SPIN営業は、他の営業手法と組み合わせて使用することで、さらに効果を高めることができます。例えば、コンサルティング営業やソリューションセリングなど、顧客の課題解決を重視する手法と相性が良いです。また、デジタルツールやCRMシステムを活用して、顧客情報を管理しながらSPIN質問技法を実践することで、より効率的な営業活動が可能になります。

SPIN営業の効果測定方法

SPIN営業の効果を測定するためには、いくつかの指標を設定することが有効です。成約率の向上、商談の進行スピード、顧客満足度の向上などが一般的な指標です。また、営業担当者ごとのパフォーマンスを評価し、定期的にフィードバックを行うことで、改善点を明確にし、さらなる効果を追求することができます。

チームでのSPIN営業導入のポイント

チーム全体でSPIN営業を導入する際には、共通の理解と一貫性を持たせることが重要です。全員がSPIN営業の基本概念と質問技法を理解できるように統一されたトレーニングを実施します。また、定期的なフィードバックセッションを設け、実際の商談での成功事例や改善点を共有することで、スムーズな導入が可能になります。チーム全体で一貫したアプローチを取ることで、顧客に対して信頼性を高めることができます。

まとめ

SPIN営業は、顧客との対話を通じて潜在的なニーズを引き出し、そのニーズに応じた解決策を提供するための強力な営業手法です。ニール・ラッカムによって提唱されたこの手法は、状況質問、問題質問、示唆質問、解決質問の4つの質問技法を駆使し、顧客の本質的なニーズを深く理解することを目的としています。

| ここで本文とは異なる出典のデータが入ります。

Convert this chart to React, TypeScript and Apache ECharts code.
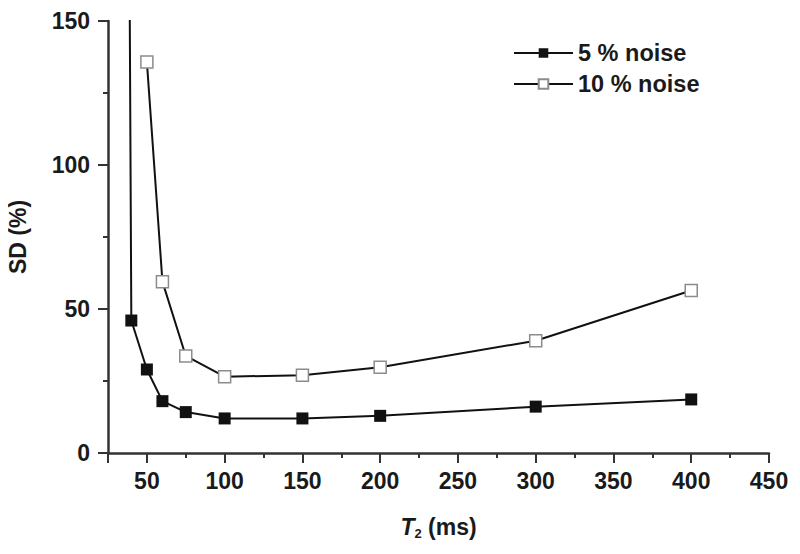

B2Bの営業環境において、SPIN営業は特に効果的です。複雑な意思決定プロセスを伴うB2B取引では、顧客の課題を明確にし、その解決策を具体的に提案することが求められます。SPIN営業の質問技法を適切に活用することで、顧客の信頼を得て、高い成約率を実現することができます。

さらに、SPIN営業を成功させるためには、顧客の話をしっかりと聞き、適切な質問のタイミングを見極めることが重要です。柔軟に対応し、継続的なフォローアップを行うことで、長期的なビジネス関係を構築することが可能です。また、チーム全体での継続的な学習と改善も欠かせません。

本記事で紹介したSPIN営業の基本概念や実践方法、成功のためのポイントを参考にして、日々の営業活動に取り入れることを検討いただければ幸いです。